ACCRETION POWERED PULSARS - CONTINUUM SPECTRA AND LIGHT CURVES OF SETTLING ACCRETION MOUNDS

We apply the radiative transfer technique described in Burnard, Klein, and Arons to model the polarimetric spectra expected from a monud of accreting plasma settling subsonically onto the polar cap regions of an X-ray pulsar. We employ an analytical model of the accretion flow near the polar caps of the neutron stars, described briefly here, and demonstrate how the emission from such an accretion mound can be computed from a series of one-dimensional slabs of nonuniform material. We compare the results of our detailed calculations for these slabs with those obtained from a simple mode-coupled modified blackbody model. We find that the geometry of the elevated mound forces the observer to receive photons from patches whose surfaces subtend a wide range of angles to the line of sight.
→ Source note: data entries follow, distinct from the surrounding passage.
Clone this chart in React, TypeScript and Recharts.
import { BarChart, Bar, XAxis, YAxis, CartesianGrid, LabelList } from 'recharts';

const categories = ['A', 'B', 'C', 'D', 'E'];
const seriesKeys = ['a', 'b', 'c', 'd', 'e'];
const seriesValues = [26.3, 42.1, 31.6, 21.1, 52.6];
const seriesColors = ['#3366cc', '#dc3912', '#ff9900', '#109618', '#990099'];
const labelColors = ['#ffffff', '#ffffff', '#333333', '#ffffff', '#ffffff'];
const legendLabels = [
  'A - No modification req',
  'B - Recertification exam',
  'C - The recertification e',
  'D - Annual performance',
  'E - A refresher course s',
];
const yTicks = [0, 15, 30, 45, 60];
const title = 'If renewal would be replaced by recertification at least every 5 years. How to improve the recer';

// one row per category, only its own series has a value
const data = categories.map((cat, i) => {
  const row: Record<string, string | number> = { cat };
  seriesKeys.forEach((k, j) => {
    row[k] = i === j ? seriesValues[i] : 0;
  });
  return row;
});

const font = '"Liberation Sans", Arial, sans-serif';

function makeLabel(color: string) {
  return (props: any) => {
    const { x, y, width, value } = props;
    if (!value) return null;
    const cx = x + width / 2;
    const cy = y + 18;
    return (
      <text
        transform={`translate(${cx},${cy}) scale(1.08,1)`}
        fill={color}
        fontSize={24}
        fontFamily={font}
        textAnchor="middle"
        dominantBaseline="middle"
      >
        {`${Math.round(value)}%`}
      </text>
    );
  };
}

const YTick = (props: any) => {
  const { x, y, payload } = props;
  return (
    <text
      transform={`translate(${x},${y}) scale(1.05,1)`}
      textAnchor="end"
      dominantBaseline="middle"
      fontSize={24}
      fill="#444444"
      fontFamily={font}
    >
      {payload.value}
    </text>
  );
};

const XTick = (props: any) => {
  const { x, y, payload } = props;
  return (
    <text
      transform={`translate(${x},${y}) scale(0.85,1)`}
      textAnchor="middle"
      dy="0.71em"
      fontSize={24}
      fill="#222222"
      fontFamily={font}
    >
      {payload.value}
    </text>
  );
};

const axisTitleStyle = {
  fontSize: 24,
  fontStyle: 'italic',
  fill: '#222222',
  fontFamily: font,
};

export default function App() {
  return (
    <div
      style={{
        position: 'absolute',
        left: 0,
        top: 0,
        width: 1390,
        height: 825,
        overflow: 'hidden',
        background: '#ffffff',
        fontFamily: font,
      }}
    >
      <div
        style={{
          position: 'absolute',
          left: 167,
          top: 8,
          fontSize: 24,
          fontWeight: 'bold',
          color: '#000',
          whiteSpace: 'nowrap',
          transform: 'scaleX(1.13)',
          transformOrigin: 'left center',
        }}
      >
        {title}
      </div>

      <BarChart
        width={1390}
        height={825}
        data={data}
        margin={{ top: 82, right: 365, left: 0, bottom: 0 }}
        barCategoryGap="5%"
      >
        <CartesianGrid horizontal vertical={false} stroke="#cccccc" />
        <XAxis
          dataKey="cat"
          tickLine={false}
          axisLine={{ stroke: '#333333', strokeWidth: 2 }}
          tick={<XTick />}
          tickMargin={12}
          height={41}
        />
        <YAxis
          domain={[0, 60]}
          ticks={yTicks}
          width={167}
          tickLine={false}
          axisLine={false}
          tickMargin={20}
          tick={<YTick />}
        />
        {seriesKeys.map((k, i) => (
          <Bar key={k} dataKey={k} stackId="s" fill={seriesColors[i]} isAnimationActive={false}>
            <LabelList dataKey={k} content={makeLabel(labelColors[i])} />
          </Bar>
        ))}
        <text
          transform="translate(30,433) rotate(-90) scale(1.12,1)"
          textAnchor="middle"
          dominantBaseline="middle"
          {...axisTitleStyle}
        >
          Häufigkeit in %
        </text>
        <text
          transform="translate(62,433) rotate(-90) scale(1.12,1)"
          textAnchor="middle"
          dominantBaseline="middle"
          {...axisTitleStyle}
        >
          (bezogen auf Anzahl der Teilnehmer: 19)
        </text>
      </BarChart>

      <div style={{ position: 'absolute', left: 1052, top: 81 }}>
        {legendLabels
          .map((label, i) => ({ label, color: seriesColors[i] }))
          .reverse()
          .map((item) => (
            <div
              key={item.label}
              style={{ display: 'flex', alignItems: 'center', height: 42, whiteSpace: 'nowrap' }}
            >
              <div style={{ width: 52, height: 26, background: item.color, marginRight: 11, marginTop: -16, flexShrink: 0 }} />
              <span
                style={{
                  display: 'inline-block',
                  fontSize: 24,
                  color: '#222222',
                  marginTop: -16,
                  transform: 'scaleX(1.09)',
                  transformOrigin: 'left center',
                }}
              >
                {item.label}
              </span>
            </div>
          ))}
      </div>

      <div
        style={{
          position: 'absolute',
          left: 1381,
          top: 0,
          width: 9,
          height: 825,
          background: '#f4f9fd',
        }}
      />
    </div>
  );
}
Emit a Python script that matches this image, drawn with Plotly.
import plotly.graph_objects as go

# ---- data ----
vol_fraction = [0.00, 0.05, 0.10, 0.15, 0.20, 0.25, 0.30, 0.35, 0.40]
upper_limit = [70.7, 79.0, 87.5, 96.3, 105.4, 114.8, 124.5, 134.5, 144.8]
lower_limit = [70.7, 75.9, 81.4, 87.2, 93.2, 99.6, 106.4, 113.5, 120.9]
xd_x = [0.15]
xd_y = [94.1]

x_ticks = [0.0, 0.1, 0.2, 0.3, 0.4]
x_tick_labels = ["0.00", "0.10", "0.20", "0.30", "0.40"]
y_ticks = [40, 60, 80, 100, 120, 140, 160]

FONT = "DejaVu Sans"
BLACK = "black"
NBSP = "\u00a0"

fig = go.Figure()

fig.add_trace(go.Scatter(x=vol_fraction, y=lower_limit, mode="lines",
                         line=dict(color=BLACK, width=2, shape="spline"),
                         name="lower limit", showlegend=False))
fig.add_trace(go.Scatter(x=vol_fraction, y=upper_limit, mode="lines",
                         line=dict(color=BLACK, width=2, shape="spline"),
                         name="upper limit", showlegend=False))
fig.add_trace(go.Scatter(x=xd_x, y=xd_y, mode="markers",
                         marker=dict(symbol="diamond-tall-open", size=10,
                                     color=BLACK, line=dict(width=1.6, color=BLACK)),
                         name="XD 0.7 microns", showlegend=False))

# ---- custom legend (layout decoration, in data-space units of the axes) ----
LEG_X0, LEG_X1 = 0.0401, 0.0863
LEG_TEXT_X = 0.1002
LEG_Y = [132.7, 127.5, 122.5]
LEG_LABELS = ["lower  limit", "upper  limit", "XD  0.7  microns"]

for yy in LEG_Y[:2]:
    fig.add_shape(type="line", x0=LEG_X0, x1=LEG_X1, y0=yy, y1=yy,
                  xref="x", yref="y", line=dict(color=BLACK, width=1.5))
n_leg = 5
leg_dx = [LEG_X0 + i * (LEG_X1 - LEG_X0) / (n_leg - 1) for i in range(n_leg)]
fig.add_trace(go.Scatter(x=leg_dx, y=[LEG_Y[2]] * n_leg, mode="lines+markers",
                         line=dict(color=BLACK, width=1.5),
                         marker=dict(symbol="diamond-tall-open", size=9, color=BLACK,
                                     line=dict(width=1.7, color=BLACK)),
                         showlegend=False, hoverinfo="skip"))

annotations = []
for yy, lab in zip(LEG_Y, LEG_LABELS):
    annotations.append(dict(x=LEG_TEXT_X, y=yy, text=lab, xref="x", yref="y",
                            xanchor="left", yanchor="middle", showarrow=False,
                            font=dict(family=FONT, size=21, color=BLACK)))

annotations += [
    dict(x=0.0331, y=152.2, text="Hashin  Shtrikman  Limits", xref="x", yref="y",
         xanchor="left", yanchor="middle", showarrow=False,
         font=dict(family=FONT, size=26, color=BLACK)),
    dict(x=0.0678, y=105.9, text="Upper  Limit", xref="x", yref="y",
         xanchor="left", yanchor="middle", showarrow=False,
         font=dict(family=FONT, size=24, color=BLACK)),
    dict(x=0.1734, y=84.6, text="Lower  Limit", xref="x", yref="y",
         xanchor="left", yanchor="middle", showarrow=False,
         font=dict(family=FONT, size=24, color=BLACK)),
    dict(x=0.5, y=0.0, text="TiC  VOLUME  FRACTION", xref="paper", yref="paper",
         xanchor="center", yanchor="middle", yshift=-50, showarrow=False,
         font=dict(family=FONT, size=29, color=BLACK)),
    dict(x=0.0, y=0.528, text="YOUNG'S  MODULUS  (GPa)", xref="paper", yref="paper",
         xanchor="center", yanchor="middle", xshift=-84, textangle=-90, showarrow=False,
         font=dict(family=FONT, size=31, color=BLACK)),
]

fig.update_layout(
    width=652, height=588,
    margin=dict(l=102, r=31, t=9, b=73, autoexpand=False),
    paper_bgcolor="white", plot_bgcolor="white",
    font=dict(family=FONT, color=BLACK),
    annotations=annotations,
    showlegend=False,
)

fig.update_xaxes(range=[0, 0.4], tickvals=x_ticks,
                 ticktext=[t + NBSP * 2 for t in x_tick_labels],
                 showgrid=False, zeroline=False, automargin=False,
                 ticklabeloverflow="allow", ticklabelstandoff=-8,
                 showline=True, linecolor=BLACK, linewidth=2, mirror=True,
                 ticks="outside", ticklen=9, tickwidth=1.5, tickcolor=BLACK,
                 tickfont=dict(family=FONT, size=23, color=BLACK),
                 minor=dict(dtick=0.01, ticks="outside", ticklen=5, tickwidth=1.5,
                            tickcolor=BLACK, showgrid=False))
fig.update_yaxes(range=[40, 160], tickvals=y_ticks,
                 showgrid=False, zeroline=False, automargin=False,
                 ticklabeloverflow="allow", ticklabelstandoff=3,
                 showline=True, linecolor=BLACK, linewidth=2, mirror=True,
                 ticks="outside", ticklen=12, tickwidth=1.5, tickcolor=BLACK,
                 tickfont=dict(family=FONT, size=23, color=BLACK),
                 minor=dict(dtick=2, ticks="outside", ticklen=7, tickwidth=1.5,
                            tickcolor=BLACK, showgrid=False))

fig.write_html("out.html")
The resulting averaging of intensity over the surface of the mound greatly reduces the variation in intensity and polarization found in single-slab models. We conclude that single-slab models are inadequate for representing the emission region of all but the lowest luminosity X-ray pulsars; a self-consistent model of both the accretion flow and the radiation field is required. For the simple mound studied here, in which the mass flux far above the stellar surface is independent of distance from the magnetic axis, the emission from the postshock settling zone does not contain enough low-frequency photons to model the observed spectra of X-ray pulsars, specifically Her X-1. We point out that mound models with steeper gradients and/or additional soft-photon sources are required to explain the large number of low-frequency photons seen in X-ray pulsars. A discussion of the importance of the radiation-dominated shock and its outer sheath (which are neglected in this paper), lead us to suggest that past success achieved using thin uniform backlit slabs can be interpreted dynamically as the Comptonizing layer formed by the shock itself, backlit by the saturated spectrum radiated from mounds of the type described here.